Кукурузник после 1945 года
Как ни странно, У-2 не устарели не только во Вторую мировую, но и в Корейскую войну. Там им удавалось бомбить американские аэродромы и уничтожать реактивные истребители. Разбомбить их аэродромы в ответ американцы не могли — тех, по сути, не было. На ночь тихоходы садили на грунтовые дороги и заруливали в специально отрытые капониры или горные тоннели. Один Lockheed F-94 Starfire погиб вместе с пилотом, пытаясь сбить «ночника», — скорость сваливания суперсовременного «старфайра», как и у «мессера» до того, была выше, чем у биплана. Впрочем, в силу сложностей с доступам к архивам КНДР, общими цифрами по северокорейским вылетам мы не располагаем.
Оглядев современное поле боя, легко найти на нём и сегодняшнего потомка У-2. Это беспилотники, с теми же типичными скоростями 100–200 километров в час. На них из металла также часто только мотор, но вместо фанеры и полотна они «одеты» стеклопластиком. Маленькие поршневые моторы радикально тише огромных реактивных чудовищ пилотируемых самолётов — их можно не услышать буквально в километре. Радары, как и во Вторую мировую, против них помогают так себе.

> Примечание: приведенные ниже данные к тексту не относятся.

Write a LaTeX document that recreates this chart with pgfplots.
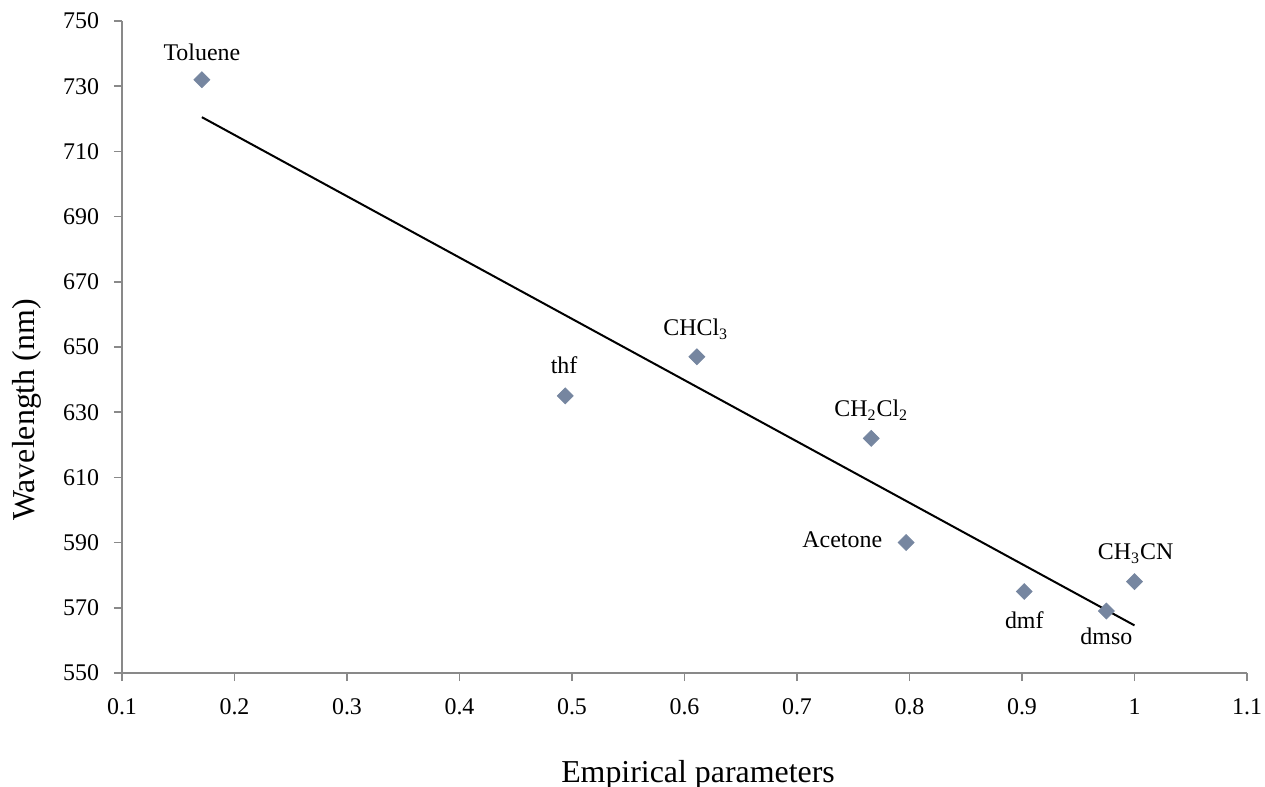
\documentclass[border=0pt]{standalone}
\usepackage{pgfplots}
\pgfplotsset{compat=1.18}
\usepackage{fontspec}
\setmainfont{Liberation Serif}
\definecolor{axgray}{RGB}{137,137,137}
\definecolor{mk}{RGB}{118,134,160}
\begin{document}
\begin{tikzpicture}
\begin{axis}[
  scale only axis, width=562.5bp, height=326bp,
  at={(0,0)}, anchor=south west,
  xmin=0.1, xmax=1.1, ymin=550, ymax=750,
  axis x line*=bottom, axis y line*=left,
  axis line style={axgray, line width=0.75bp},
  xtick={0.1,0.2,0.3,0.4,0.5,0.6,0.7,0.8,0.9,1,1.1},
  ytick={550,570,590,610,630,650,670,690,710,730,750},
  tick align=outside, major tick length=4bp,
  tick style={axgray, line width=0.75bp},
  ticklabel style={font=\fontsize{12}{14}\selectfont, text=black},
  yticklabel style={xshift=-4bp},
  xticklabel style={yshift=-5.5bp},
  /pgf/number format/assume math mode=true,
  clip=false,
]
\addplot[only marks, mark=square*, mark size=2.8bp, mark options={rotate=45, fill=mk, draw=mk}] coordinates {
  (0.171,732) (0.494,635) (0.611,647) (0.766,622) (0.797,590) (0.902,575) (0.975,569) (1.0,578)
};
\addplot[black, line width=1bp, mark=none] coordinates {(0.171,720.5) (1.0,564.6)};
\begin{scope}[every node/.style={font=\fontsize{12}{14}\selectfont}]
\node[anchor=base] at (axis cs:0.171,738) {Toluene};
\node[anchor=base] at (axis cs:0.493,641.9) {thf};
\node[anchor=base] at (axis cs:0.610,653.4) {CHCl\textsubscript{3}};
\node[anchor=base] at (axis cs:0.766,628.6) {CH\textsubscript{2}Cl\textsubscript{2}};
\node[anchor=base east, inner sep=0pt] at (axis cs:0.776,588.6) {Acetone};
\node[anchor=base] at (axis cs:0.902,563.7) {dmf};
\node[anchor=base] at (axis cs:0.975,558.6) {dmso};
\node[anchor=base] at (axis cs:1.001,584.7) {CH\textsubscript{3}CN};
\end{scope}
\end{axis}
\node[rotate=90, font=\fontsize{16}{19}\selectfont] at (-47.5bp,131.5bp) {Wavelength (nm)};
\node[anchor=base, font=\fontsize{16}{19}\selectfont] at (288bp,-54.5bp) {Empirical parameters};
\pgfresetboundingbox
\path[use as bounding box] (-61bp,-57bp) rectangle (571.5bp,336.5bp);
\end{tikzpicture}
\end{document}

Возьмём последний из таких эпизодов. Израильтяне, некогда продавшие России лицензионный БЛА, случайно столкнулись со своим же детищем, когда российский оператор «заблукал» и стал разведывать вместо сирийских деревень еврейские кибуцы. Выпустив пару ракет по три миллиона долларов штука, ЦАХАЛ так никуда и не попал. И даже пара F-16 не смогли сбить нарушителя. А оператор-разгильдяй благополучно привёл беспилотного «племянника» У-2 на родную базу — даже не заметив усилий мощнейшей армии Ближнего Востока.
Конечно, можно возразить, что такие БЛА редко несут мощное ударное вооружение, в отличие от своего прославленного предка. Что ж, это правда. Но будем честными: если бы не катастрофа 1941 года, то и советские ВВС не стали бы цеплять бомбы к самолёту из двадцатых. Потенциально убийственные тихоходы сегодня редко несут бомбы, главным образом, потому, что их владельцев ещё не поставили на грань выживания. Рано или поздно, но где-нибудь это случится. И тогда беспилотная реинкарнация ударного У-2 на поле боя неизбежна.